There are many alternatives to the Primus Eta we use, some are:
Jet Boil. Very efficient runs on gas, but unstable and struggles with boil in the bag meals. Can boil over and has poor gas control. If not used with stability legs it is very easy to knock over. A 100g gas canister fits inside the pot. These have been updated over the years but they are still very tall and potentially unstable, while the pot is almost too small for a boil in the bag packet.
Modern versions of these stoves are very efficient, with good windshield and a heat exchanger on the pans. Carrying an additional windshield, such as the foil one from MSR (se photo above) or a fold up type can improve this further. Remote canister stoves are the most stable, being a lower profile and also allows shaking of the gas canister without disturbing the stove itself. This also has an advantage in that the canister can be placed on an insulator of some sort and kept off the ground. This could be important in freezing conditions.
Liquid fuel stoves such as MSR Whisperlite or Primus Omnifuel, etc. These can be messy and are usually heavy. There is a significant risk of fuel seepage when setting up and putting away, and also when refilling. They can also create a lot of dirty soot from the starting process if using paraffin or diesel. Stoves that use 'white-gas' which is a purified form of petrol are very effective and very clean. Providing suitable jets are fitted some will burn diesel and paraffin, and a few even container gas! A large fuel bottle will burn for up to 3 hours or so, while a smaller one about 1 hour. These are broadly equivalent to a 250 or 100 gas cartridge. Liquid fuel stoves work well in low temperatures, well below freezing. The fuel bottles have to be pressurised with the built in pump.
Gas systems typically use a 250g or 100g screw fit cartridge. The butane/propane mix in gas cylinders doesn't work well in cold temperatures and needs to be kept warm (in your sleeping bag overnight). A 100 cartridge will run reliably for about 30mins and up to nearly an hour, though the last 15 mins or so are feeble and even worse in cold weather. A 250 cartridge will run for about 2.5hrs and is suitable for a 2 or 3 day (or if frugal even longer) expedition. In cold weather additional canisters should be carried. Freeze dried meals only require a single boiling of water, unlike 'boil in the bag' which may need to be heated for up to 10 minutes continuously, though it is not necessary to burn at a boil for this time, turn it down to a simmer and it will save a lot of gas.

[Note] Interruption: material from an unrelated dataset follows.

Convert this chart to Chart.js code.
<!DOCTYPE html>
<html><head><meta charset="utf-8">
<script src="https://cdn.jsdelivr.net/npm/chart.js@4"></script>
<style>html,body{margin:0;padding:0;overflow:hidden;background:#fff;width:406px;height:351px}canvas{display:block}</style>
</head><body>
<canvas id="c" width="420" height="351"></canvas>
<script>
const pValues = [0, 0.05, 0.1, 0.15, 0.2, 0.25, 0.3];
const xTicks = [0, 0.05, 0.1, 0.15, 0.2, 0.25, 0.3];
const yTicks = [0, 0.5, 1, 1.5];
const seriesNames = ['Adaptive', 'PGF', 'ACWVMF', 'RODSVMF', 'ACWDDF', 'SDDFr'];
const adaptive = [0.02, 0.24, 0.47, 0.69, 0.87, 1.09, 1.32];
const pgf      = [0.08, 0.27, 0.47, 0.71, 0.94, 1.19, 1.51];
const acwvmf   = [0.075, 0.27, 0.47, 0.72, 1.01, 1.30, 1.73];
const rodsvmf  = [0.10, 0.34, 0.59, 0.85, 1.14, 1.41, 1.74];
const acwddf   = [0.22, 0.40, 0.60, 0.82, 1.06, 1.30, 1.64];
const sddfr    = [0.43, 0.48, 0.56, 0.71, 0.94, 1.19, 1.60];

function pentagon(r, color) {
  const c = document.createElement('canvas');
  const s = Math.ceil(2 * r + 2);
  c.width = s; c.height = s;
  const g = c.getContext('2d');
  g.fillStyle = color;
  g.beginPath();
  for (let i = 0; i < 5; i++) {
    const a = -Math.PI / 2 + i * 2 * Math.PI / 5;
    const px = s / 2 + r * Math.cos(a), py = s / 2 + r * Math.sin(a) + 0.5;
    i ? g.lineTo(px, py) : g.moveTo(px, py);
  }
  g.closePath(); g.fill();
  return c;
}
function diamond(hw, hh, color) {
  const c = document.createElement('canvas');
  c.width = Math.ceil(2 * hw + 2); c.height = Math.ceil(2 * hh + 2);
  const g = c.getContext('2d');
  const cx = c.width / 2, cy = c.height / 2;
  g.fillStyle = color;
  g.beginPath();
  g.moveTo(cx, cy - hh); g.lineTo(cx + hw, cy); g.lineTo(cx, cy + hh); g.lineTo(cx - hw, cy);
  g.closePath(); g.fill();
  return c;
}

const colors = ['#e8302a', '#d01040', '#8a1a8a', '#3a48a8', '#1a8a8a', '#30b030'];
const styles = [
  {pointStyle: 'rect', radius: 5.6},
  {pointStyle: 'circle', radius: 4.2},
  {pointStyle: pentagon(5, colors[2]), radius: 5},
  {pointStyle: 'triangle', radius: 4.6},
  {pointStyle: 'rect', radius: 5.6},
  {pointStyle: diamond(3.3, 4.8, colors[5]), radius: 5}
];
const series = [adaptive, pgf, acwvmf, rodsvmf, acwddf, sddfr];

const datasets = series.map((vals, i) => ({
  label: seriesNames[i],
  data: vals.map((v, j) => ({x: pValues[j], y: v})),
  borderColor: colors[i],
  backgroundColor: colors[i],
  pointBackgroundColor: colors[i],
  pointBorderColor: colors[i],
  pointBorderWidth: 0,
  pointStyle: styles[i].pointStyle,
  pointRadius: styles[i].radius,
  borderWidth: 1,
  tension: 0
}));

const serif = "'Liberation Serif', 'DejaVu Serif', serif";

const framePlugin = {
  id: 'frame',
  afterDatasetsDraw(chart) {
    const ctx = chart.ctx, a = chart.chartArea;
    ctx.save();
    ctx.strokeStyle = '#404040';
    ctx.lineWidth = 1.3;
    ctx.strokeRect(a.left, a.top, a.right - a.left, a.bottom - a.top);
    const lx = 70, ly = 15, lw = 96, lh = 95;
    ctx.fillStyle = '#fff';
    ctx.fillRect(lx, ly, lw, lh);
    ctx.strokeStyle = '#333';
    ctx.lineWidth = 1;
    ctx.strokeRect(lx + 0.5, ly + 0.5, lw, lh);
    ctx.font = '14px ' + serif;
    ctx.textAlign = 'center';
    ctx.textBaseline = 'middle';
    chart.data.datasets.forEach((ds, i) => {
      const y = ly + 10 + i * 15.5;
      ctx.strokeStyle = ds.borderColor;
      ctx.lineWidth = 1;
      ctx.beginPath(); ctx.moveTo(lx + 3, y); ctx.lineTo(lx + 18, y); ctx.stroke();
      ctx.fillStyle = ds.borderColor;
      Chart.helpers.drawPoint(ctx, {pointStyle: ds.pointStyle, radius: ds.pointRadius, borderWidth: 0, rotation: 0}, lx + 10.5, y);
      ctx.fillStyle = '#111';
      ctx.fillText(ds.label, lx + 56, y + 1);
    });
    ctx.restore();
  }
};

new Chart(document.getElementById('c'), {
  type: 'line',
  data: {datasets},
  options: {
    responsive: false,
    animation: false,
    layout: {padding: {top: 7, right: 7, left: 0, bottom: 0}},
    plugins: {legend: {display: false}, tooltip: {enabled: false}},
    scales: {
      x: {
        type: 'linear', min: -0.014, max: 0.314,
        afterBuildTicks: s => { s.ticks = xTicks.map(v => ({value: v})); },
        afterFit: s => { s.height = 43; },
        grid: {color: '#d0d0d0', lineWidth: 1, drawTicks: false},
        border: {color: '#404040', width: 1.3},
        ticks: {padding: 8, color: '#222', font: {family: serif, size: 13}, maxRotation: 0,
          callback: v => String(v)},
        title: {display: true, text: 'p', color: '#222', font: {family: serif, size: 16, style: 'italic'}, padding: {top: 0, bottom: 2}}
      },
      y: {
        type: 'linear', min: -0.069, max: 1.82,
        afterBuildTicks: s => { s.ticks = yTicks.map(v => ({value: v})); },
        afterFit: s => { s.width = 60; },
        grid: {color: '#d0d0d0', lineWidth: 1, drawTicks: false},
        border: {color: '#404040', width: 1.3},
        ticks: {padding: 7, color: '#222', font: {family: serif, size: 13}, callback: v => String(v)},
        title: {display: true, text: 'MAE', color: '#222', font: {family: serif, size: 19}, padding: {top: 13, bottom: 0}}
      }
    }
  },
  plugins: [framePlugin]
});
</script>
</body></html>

Primus offer 3 grades of gas :-
Summer Gas best between 15°C and 40°C,
Power Gas best between -15°C and 25°C,
Winter Gas, best between -22°C and 10°C.
Each of these has varying mixes of Butane, Propane and Isopropane. Other makes include Coleman, Optimus, and MSR. Generally the lower temperature versions will have higher proportions of propane as butane does not vapourise below about 1 or 2°C. Power Gas is the most versatile blend, delivering excellent power even around zero degrees Celsius. Summer Gas is optimized for maximum fuel efficiency in warmer conditions. For cold temperatures Winter Gas is obviously best and works effectively down to -22°C. We do not advise the use of Summer Gas in Scotland as temperatures early and late in the day even in summer are rarely if ever as warm as 15°C.
Recent experience with modern stoves has shown that a single 250g canister has lasted for a 3-night/4-day expedition, mainly using freeze dried food, with enough left over for about another overnight trip! However, colder weather, or boiling more water for drinks or to sterilise may use considerably more. It is always wise to carry a spare canister.
If you are relying on melting snow or ice for water in winter or cold conditions you should plan on using at least twice as much fuel as normal. Melting snow can be tricky and damage your pans. Either start off with some water in the bottom or carefully melt some ice before putting large quantities in. It is important to take your time and not overdo the heat. Boiling water in very cold conditions also results in a lot of water vapour and steam.
If you are using a stove with a built in igniter, these have been known to fail so carrying a cigarette lighter or other means of creating a spark are essential.
Trangia meths stoves have a good reputation though can be bulky. They are easy to use, but filling and emptying can be hazardous, they are difficult to control and also slow. Meths is highly volatile (like petrol) and the smell from a leak can permeate through the rucksack. The flame from a meths stove is all but invisible so it is essential that care is taken to make sure it is out before re-filling or packing.